Pakistan Takaful industry enters new era


Lahore—Takaful Industry is growing rapidly around the world with 230 Takaful Companies, 13 Re-Takaful companies with the total volume of $11 Billion. Takaful was started in 2005 in Pakistan when Securities and Exchange Commission of Pakistan (SECP) introduced Takaful Rules 2005 according to which only full fledge takaful companies had the permission to operate and in this regard, 5 Takaful companies came into being due to efforts of investors of Malaysia, Qatar, Kuwait, UAE, Saudi Arabia and Pakistan. 

Among these 5 companies, 3 takaful companies are general whereas 2 takaful companies are providing the services of Shari’ah compliant life insurance.

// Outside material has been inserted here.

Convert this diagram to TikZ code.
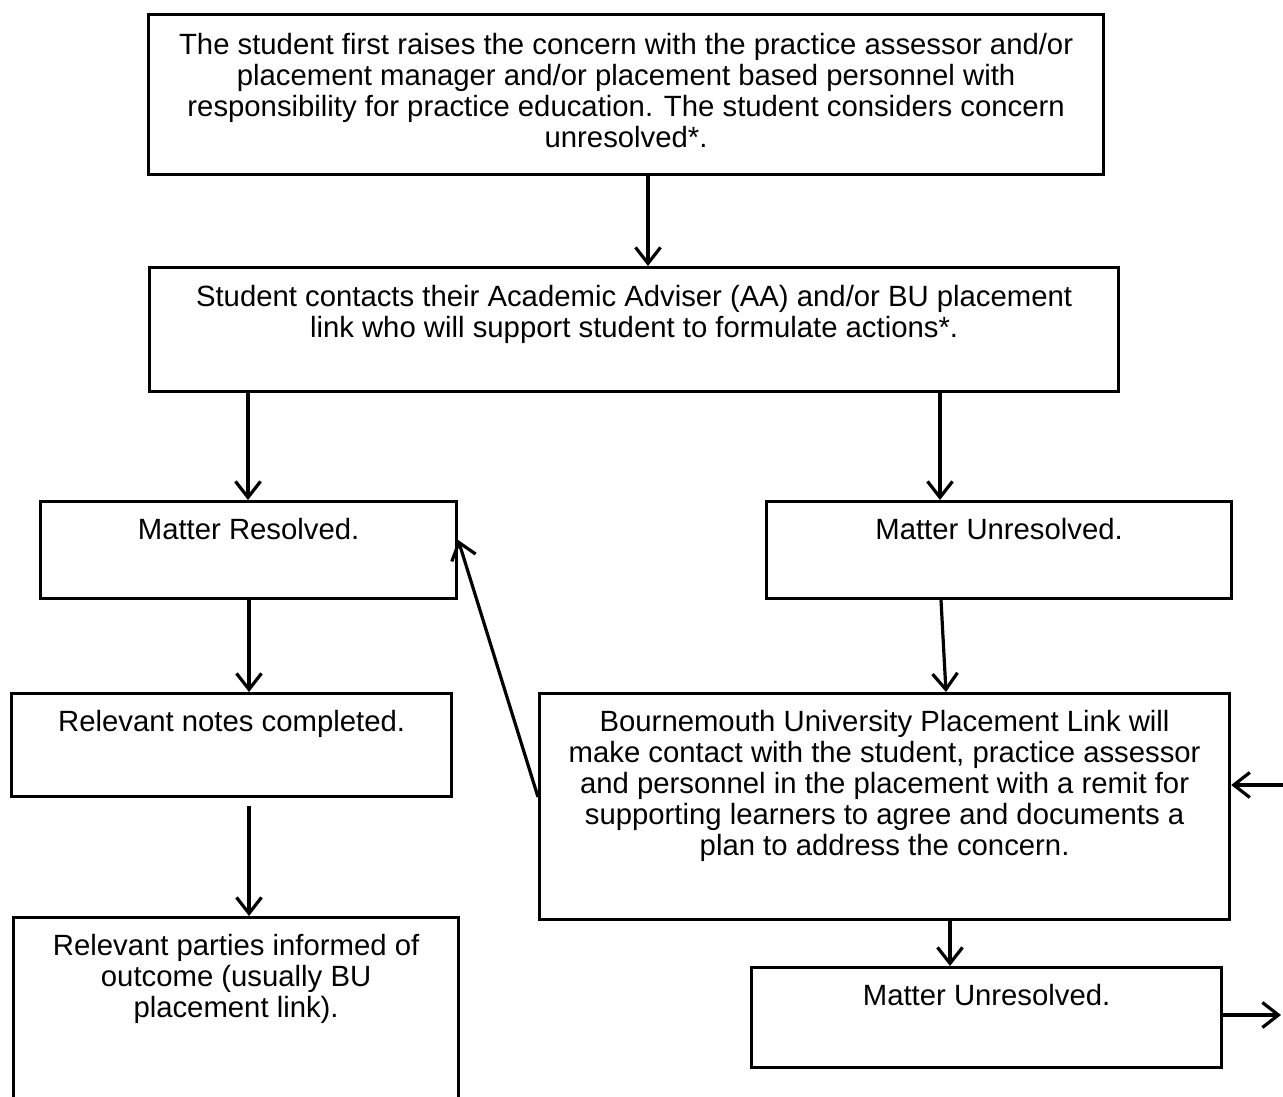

But in accordance with the recently issued SECP takaful rules 2012, conventional insurance companies can open window operations of Takaful due to which takaful industry would get promotion rapidly at national level.

Muhammad Zubair Mughal, Chief Executive Officer of AlHuda Centre of Islamic Banking and Economics has declared these Takaful Rules 2012 a good step for Takaful industry which will promote takaful industry rapidly at national level and masses will have the opportunity to fulfill their insurance needs in Shari’ah compliant manner because in Pakistan, due to the elements of Interest, Gharar and gambling in insurance, people avoid insurance. 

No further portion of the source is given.